Placé devant l’impossible, il est superflu de scruter l’impraticable. Je n’entreprends pas de montrer à l’Église catholique libérale les insurmontables difficultés de son installation. Je paraîtrais outrager le sens commun, et les éventualités qu’il faudrait prévoir comme les souvenirs qu’il faudrait évoquer jetteraient sur ces pages une teinte contre laquelle protestent également la gravité du sujet et la sincérité des hommes que je combats. J’indique seulement les divisions qui éclateraient dans ces églises affranchies ; les luttes qu’il faudrait immédiatement et toujours subir contre les dissidents, lesquels ne tiendraient pas plus compte des excommunications que le Gouvernement lui-même, et plaideraient pour s’emparer des édifices religieux. On en serait bientôt à demander à l’État, comme les Protestants viennent de le faire, une constitution civile qui l’instituerait promptement pontife et régulateur de la foi. C’est alors que les articles organiques se multiplieraient ! Regardons seulement ce qui se passe présentement en Suisse, où le digne et saint Évêque de Bâle, persécuté du Gouvernement, est plus grièvement encore persécuté d’une partie de son peuple, qui se pique de lui enseigner la tolérance. Nous avons là le libéralisme catholique en action. Assurément, c’est tout ce qu’il y a de plus odieux, de plus révoltant et de plus ridicule.
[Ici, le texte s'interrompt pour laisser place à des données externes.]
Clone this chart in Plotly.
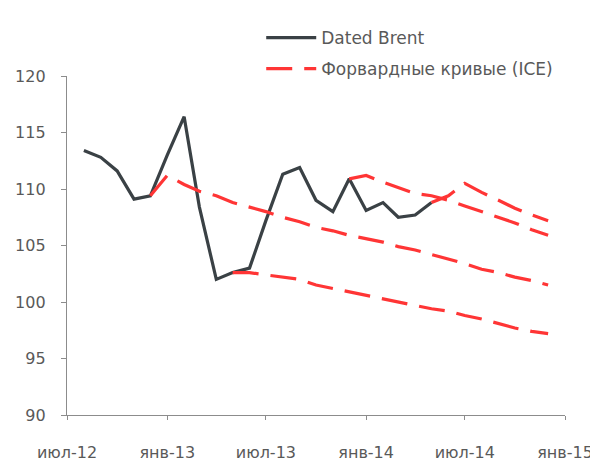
import pandas as pd
import plotly.graph_objects as go

# --- data ---
brent_start = "2012-08-01"
brent_values = [113.4, 112.8, 111.6, 109.1, 109.4, 113.0, 116.4, 108.4, 102.0, 102.6,
                103.0, 107.2, 111.3, 111.9, 109.0, 108.0, 110.9, 108.1, 108.8, 107.5,
                107.7, 108.8]

fwd1_start = "2012-12-01"
fwd1_values = [109.4, 111.2, 110.4, 109.8, 109.4, 108.8, 108.4, 108.0, 107.5, 107.1,
               106.6, 106.3, 105.9, 105.6, 105.3, 104.9, 104.6, 104.2, 103.8, 103.4,
               102.9, 102.6, 102.2, 101.9, 101.5]

fwd2_start = "2013-05-01"
fwd2_values = [102.6, 102.6, 102.4, 102.2, 102.0, 101.5, 101.2, 100.9, 100.6, 100.3,
               100.0, 99.7, 99.4, 99.2, 98.8, 98.5, 98.1, 97.7, 97.4, 97.2]

fwd3_start = "2013-12-01"
fwd3_values = [110.9, 111.2, 110.6, 110.1, 109.6, 109.4, 109.0, 108.5, 108.0, 107.5,
               107.0, 106.4, 105.9]

fwd4_start = "2014-05-01"
fwd4_values = [108.8, 109.4, 110.5, 109.7, 109.0, 108.3, 107.7, 107.2]

tick_dates = ["2012-07-01", "2013-01-01", "2013-07-01", "2014-01-01", "2014-07-01", "2015-01-01"]
tick_labels = ["июл-12", "янв-13", "июл-13", "янв-14", "июл-14", "янв-15"]
y_ticks = [90, 95, 100, 105, 110, 115, 120]

series_names = ["Dated Brent", "Форвардные кривые (ICE)"]

# --- styles ---
BLACK = "#3a4145"
RED = "#ff3535"
AXIS = "#8c8c8c"
TEXT = "#595959"
FONT = "DejaVu Sans"


def months(start, n):
    return pd.date_range(start, periods=n, freq="MS")


fig = go.Figure()

fig.add_trace(go.Scatter(
    x=months(brent_start, len(brent_values)), y=brent_values, mode="lines",
    name=series_names[0], legendgroup="a",
    line=dict(color=BLACK, width=3.2),
))

for i, (start, vals) in enumerate([(fwd1_start, fwd1_values), (fwd2_start, fwd2_values),
                                   (fwd3_start, fwd3_values), (fwd4_start, fwd4_values)]):
    fig.add_trace(go.Scatter(
        x=months(start, len(vals)), y=vals, mode="lines",
        name=series_names[1], legendgroup="b", showlegend=(i == 0),
        line=dict(color=RED, width=3.2, dash="26px,12px"),
    ))

# page body has an 8px default margin, so the figure is 8px smaller on each axis
fig.update_layout(
    width=590, height=458,
    margin=dict(l=59, r=33, t=68, b=51, autoexpand=False),
    paper_bgcolor="white", plot_bgcolor="white",
    font=dict(family=FONT, color=TEXT, size=16),
    showlegend=True,
    legend=dict(
        x=0.39, xanchor="left", y=1.165, yanchor="top",
        font=dict(size=17, color=TEXT, family=FONT),
        itemwidth=50, tracegroupgap=6, bgcolor="rgba(0,0,0,0)",
    ),
    xaxis=dict(
        type="date", range=["2012-07-01", "2015-01-01"],
        tickvals=tick_dates, ticktext=tick_labels,
        showgrid=False, zeroline=False, automargin=False,
        showline=True, linecolor=AXIS, linewidth=1.3,
        ticks="outside", ticklen=4, tickcolor=AXIS, tickwidth=1.3,
        ticklabelstandoff=19,
        tickfont=dict(size=16, color=TEXT, family=FONT),
    ),
    yaxis=dict(
        range=[90, 120], tickvals=y_ticks,
        showgrid=False, zeroline=False, automargin=False,
        showline=True, linecolor=AXIS, linewidth=1.3,
        ticks="outside", ticklen=5, tickcolor=AXIS, tickwidth=1.3,
        ticklabelstandoff=12,
        tickfont=dict(size=16, color=TEXT, family=FONT),
    ),
)

fig.write_html("out.html")
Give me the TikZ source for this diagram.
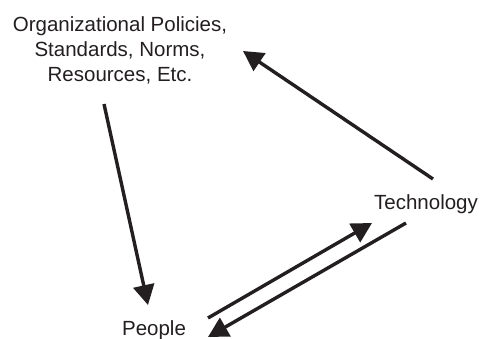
\documentclass[tikz,border=0pt]{standalone}
\usepackage{fontspec}
\setmainfont{Liberation Sans}
\usetikzlibrary{arrows.meta}
\definecolor{ink}{HTML}{231F20}
\begin{document}
\begin{tikzpicture}[x=1pt,y=-1pt,
  label/.style={inner sep=0pt, text=ink, align=center,
    font=\fontsize{20.5}{25}\selectfont},
  link/.style={draw=ink, line width=3.4pt,
    -{Triangle[length=20pt,width=21pt]}}]
\useasboundingbox (0,0) rectangle (482,339);
% labels (multi-line base anchor sits on the last line)
\node[label, anchor=base] (org) at (120,82)
  {Organizational Policies,\\Standards, Norms,\\Resources, Etc.};
\node[label, anchor=base] (tech) at (426,210) {Technology};
\node[label, anchor=base] (people) at (154,335) {People};
% arrow end points
\coordinate (orgOut) at (104,104);
\coordinate (peopleIn) at (148,305);
\coordinate (techOut) at (433,179);
\coordinate (orgIn) at (243,51);
\coordinate (peopleOut) at (208,318);
\coordinate (techIn) at (372,223);
\coordinate (techOut2) at (406,223);
\coordinate (peopleIn2) at (208,337);
% influences
\draw[link] (orgOut) -- (peopleIn);
\draw[link] (techOut) -- (orgIn);
\draw[link] (peopleOut) -- (techIn);
\draw[link] (techOut2) -- (peopleIn2);
\end{tikzpicture}
\end{document}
Mais, dans le système libéral, quel remède y trouve-t-on ? Ou l’État, fidèle à son rôle, ne se mêle point d’apaiser les dissensions qu’il suscite, et l’évêque est obligé soit de pactiser, soit de fuir, et le peuple fidèle est opprimé par les factieux ; ou l’État intervient, parce que tel est son bon plaisir, et lors il stipule en maître et en maître ennemi. Voilà donc un pontife non seulement laïc, mais hérétique, mais athée… Je laisse à penser si cette conséquence se ferait longtemps attendre parmi nous.

Je dirais volontiers que le catholicisme libéral est une erreur de riche. Elle ne pouvait venir à l’esprit d’un homme qui aurait vécu parmi le peuple et qui verrait les difficultés sans nombre que la vérité, surtout aujourd’hui, éprouve à descendre et à se maintenir dans ces profondeurs où elle a besoin de toutes les protections, mais plus particulièrement de l’exemple d’en haut. Le peuple attache une idée de mérite intellectuel à la situation, à la force, au commandement. L’inférieur se laissera difficilement persuader qu’il doit être chrétien quand son supérieur ne l’est pas. Et le supérieur lui-même a quelque chose de cette idée, car l’élévation morale de son inférieur le désoblige, l’irrite et lui devient promptement odieuse. De là le zèle non moins ardent qu’insensé et coupable avec lequel tant de misérables travaillent à détruire la religion dans l’âme de leurs subordonnés. Que l’État cesse de pratiquer officiellement le culte, qu’il rompe, qu’il cesse de prendre part aux cérémonies, que cela se dise et se voie : ce serait déjà une persécution, et il n’y en aurait pas de plus dangereuse, peut-être. On s’en apercevrait peu immédiatement dans les villes ; les riches, pendant un temps, ne s’en apercevraient pas du tout ; mais dans les campagnes ce serait un fait immense et désastreux. Je ne dis rien des autres conséquences de l’athéisme de l’État ; je me tiens aux seuls effets de l’exemple. Qu’on en calcule la portée dans un pays qui a été catholique durant tant de siècles, et où le baudrier du gendarme commence à être plus sacré pour la foule que l’étole du curé.